Mark Pimm with his guide dog, Sonny

Twenty-five years ago, on 8 November 1995, the Disability Discrimination Act was passed and it got me thinking about how student life has changed in a quarter of a century.  There were no tuition fee loans and a pint of beer in the Student Union bar cost a pound, but life was a lot more challenging for disabled students.  There were no disability officers, universities weren’t required to make provision for disabled students – in fact, before the Act, we had no legal rights.

There was a Disabled Students’ Allowance, but at that time it was so small I couldn’t afford a computer; all I had was a writing machine with 32 megabytes of ram.

Because I did not have a computer and could not read Braille, I did everything on tape.  I recruited a team of volunteers to read my textbooks onto tape. I drafted my notes for essays onto cassette tapes and listened back to the notes when I came to write the essay.  All my exam notes were put onto tape, and I listened to these to revise. To give an idea of the scale, I had over 500 tapes containing over 2,000 hours of recording. Even though I was organised, it often took me an hour to find the right point on the right tape.

In those days, being blind I knew I would never get a non-graduate job. If I wanted to work, I had to get a degree. I had no choice but to carry on despite extraordinary odds because if I didn’t, I would never work.

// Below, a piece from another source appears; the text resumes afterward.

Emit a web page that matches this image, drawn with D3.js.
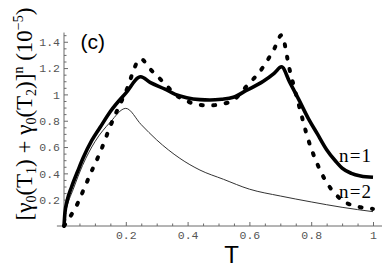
<!DOCTYPE html>
<html>
<head>
<meta charset="utf-8">
<script src="https://cdn.jsdelivr.net/npm/d3@7"></script>
<style>
  html, body { margin: 0; padding: 0; background: #fff; }
  svg { display: block; }
</style>
</head>
<body>
<svg id="chart" width="382" height="274"></svg>
<script>
// ---- data ----
const xTicks = [0.2, 0.4, 0.6, 0.8, 1];
const xTickLabels = ["0.2", "0.4", "0.6", "0.8", "1"];
const yTicks = [0.2, 0.4, 0.6, 0.8, 1, 1.2, 1.4];
const yTickLabels = ["0.2", "0.4", "0.6", "0.8", "1", "1.2", "1.4"];

const tN1 = [0, 0.003, 0.01, 0.025, 0.045, 0.0625, 0.09, 0.117, 0.15, 0.2, 0.248,
             0.28, 0.327, 0.36, 0.397, 0.44, 0.472, 0.51, 0.548, 0.59, 0.645, 0.68, 0.704,
             0.73, 0.76, 0.79, 0.82, 0.85, 0.88, 0.9, 0.93, 0.96, 1.0];
const vN1 = [0, 0.10, 0.19, 0.30, 0.42, 0.52, 0.65, 0.75, 0.87, 1.01, 1.134,
             1.09, 1.04, 1.00, 0.975, 0.96, 0.957, 0.963, 0.978, 1.03, 1.10, 1.16, 1.21,
             1.095, 0.96, 0.82, 0.70, 0.58, 0.49, 0.44, 0.40, 0.38, 0.37];

const tN2 = [0, 0.003, 0.01, 0.025, 0.045, 0.0625, 0.09, 0.117, 0.15, 0.2, 0.248,
             0.28, 0.327, 0.36, 0.397, 0.44, 0.472, 0.51, 0.548, 0.59, 0.645, 0.68, 0.704,
             0.73, 0.76, 0.79, 0.82, 0.85, 0.88, 0.9, 0.93, 0.96, 1.0];
const vN2 = [0, 0.01, 0.036, 0.09, 0.176, 0.27, 0.42, 0.56, 0.76, 1.02, 1.27,
             1.19, 1.08, 1.00, 0.95, 0.92, 0.916, 0.927, 0.956, 1.06, 1.21, 1.345, 1.45,
             1.19, 0.92, 0.66, 0.47, 0.33, 0.24, 0.194, 0.16, 0.142, 0.13];

const tThin = [0, 0.003, 0.01, 0.03, 0.06, 0.1, 0.15, 0.2, 0.25, 0.3, 0.375, 0.44,
               0.516, 0.6, 0.7, 0.8, 0.9, 1.0];
const vThin = [0, 0.08, 0.15, 0.28, 0.46, 0.64, 0.79, 0.894, 0.77, 0.654, 0.514, 0.425,
               0.355, 0.28, 0.228, 0.183, 0.142, 0.109];

// ---- layout ----
const svg = d3.select("#chart");
const x = d3.scaleLinear().domain([0, 1]).range([64, 373]);
const y = d3.scaleLinear().domain([0, 1]).range([226, 94.4]);

const axisColor = "#6a6a6a";
const tickFont = "'Liberation Mono', 'DejaVu Sans Mono', monospace";

// axis lines
svg.append("line")
  .attr("x1", x(-0.023)).attr("x2", x(1.03))
  .attr("y1", y(0)).attr("y2", y(0))
  .attr("stroke", axisColor).attr("stroke-width", 1);
svg.append("line")
  .attr("x1", x(0)).attr("x2", x(0))
  .attr("y1", y(-0.01)).attr("y2", y(1.47))
  .attr("stroke", axisColor).attr("stroke-width", 1);

// minor ticks
const xMinor = d3.range(0.05, 1.03, 0.05).filter(v => Math.abs(v * 5 - Math.round(v * 5)) > 1e-6);
const yMinor = d3.range(0.05, 1.47, 0.05).filter(v => Math.abs(v * 5 - Math.round(v * 5)) > 1e-6);

const gxMinor = svg.append("g").attr("transform", `translate(0,${y(0)})`)
  .call(d3.axisBottom(x).tickValues(xMinor).tickSize(-2.5).tickFormat(""));
const gyMinor = svg.append("g").attr("transform", `translate(${x(0)},0)`)
  .call(d3.axisLeft(y).tickValues(yMinor).tickSize(-2.5).tickFormat(""));

const gx = svg.append("g").attr("transform", `translate(0,${y(0)})`)
  .call(d3.axisBottom(x).tickValues(xTicks).tickSize(-4).tickPadding(5)
    .tickFormat((d, i) => xTickLabels[i]));
const gy = svg.append("g").attr("transform", `translate(${x(0)},0)`)
  .call(d3.axisLeft(y).tickValues(yTicks).tickSize(-4).tickPadding(4)
    .tickFormat((d, i) => yTickLabels[i]));

[gxMinor, gyMinor, gx, gy].forEach(g => {
  g.select(".domain").remove();
  g.selectAll(".tick line").attr("stroke", axisColor).attr("stroke-width", 1);
  g.selectAll(".tick text").attr("fill", "#555").attr("font-family", tickFont)
    .attr("font-size", 11.5);
});

// ---- curves ----
const line = d3.line().x(d => x(d[0])).y(d => y(d[1])).curve(d3.curveMonotoneX);

svg.append("path")
  .attr("d", line(d3.zip(tThin, vThin)))
  .attr("fill", "none").attr("stroke", "#333").attr("stroke-width", 1);

svg.append("path")
  .attr("d", line(d3.zip(tN1, vN1)))
  .attr("fill", "none").attr("stroke", "#000").attr("stroke-width", 3.6)
  .attr("stroke-linejoin", "miter");

svg.append("path")
  .attr("d", line(d3.zip(tN2, vN2)))
  .attr("fill", "none").attr("stroke", "#000").attr("stroke-width", 4)
  .attr("stroke-linecap", "round").attr("stroke-dasharray", "2 10.5");

// ---- texts ----
const serif = "'Liberation Serif', 'Times New Roman', serif";
const sans = "'Liberation Sans', Arial, sans-serif";

svg.append("text").attr("x", 80.5).attr("y", 49)
  .attr("font-family", sans).attr("font-size", 21).text("(c)");

svg.append("text").attr("x", 231.5).attr("y", 263.3).attr("text-anchor", "middle")
  .attr("font-family", sans).attr("font-size", 24).text("T");

svg.append("text").attr("x", 339).attr("y", 162)
  .attr("font-family", serif).attr("font-size", 19).attr("letter-spacing", 1.2).text("n=1");
svg.append("text").attr("x", 339).attr("y", 198)
  .attr("font-family", serif).attr("font-size", 19).attr("letter-spacing", 1.2).text("n=2");

// y label
const yl = svg.append("text")
  .attr("transform", "translate(31.5,114) rotate(-90)")
  .attr("text-anchor", "middle")
  .attr("font-family", serif).attr("font-size", 23);
const parts = [
  ["[γ", 0], ["0", 1], ["(T", 0], ["1", 1], [") + γ", 0], ["0", 1], ["(T", 0], ["2", 1],
  [")]", 0], ["n", -1], [" (10", 0], ["−5", -1], [")", 0]
];
let cur = 0;
parts.forEach(([t, k]) => {
  let target = k === 1 ? 4 : (k === -1 ? -9 : 0);
  const ts = yl.append("tspan").text(t).attr("dy", target - cur);
  if (k !== 0) ts.attr("font-size", 14);
  cur = target;
});
</script>
</body>
</html>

What would be the difference today? If I was coming to Birkbeck now, the Disabled Students’ Allowance would pay for a computer with specialist software and training to ensure I could use it to access our online learning. It would fund an electronic notetaker, who would provide me with notes from all my lectures by email.

The university’s virtual learning environment would be accessible to me and I’d have access to the teaching materials in advance of our lectures, enabling me to read, as well as understand the structure of the lectures, prior to attending them. I could use the platform SensusAccess to make the electronic documents accessible to me and access the Royal National Institute of Blind People’s audible book service.

The number of additional things I’d need to do for myself would be reduced. I’d have the time to think about my future career and with support like the Ability Programme would be able to develop the transferrable skills that might mean that I could progress straight from graduation to employment, as my non-disabled peers can do.

It’s truly remarkable and inspiring to see how far we’ve come, thanks to those campaigners in the 90s.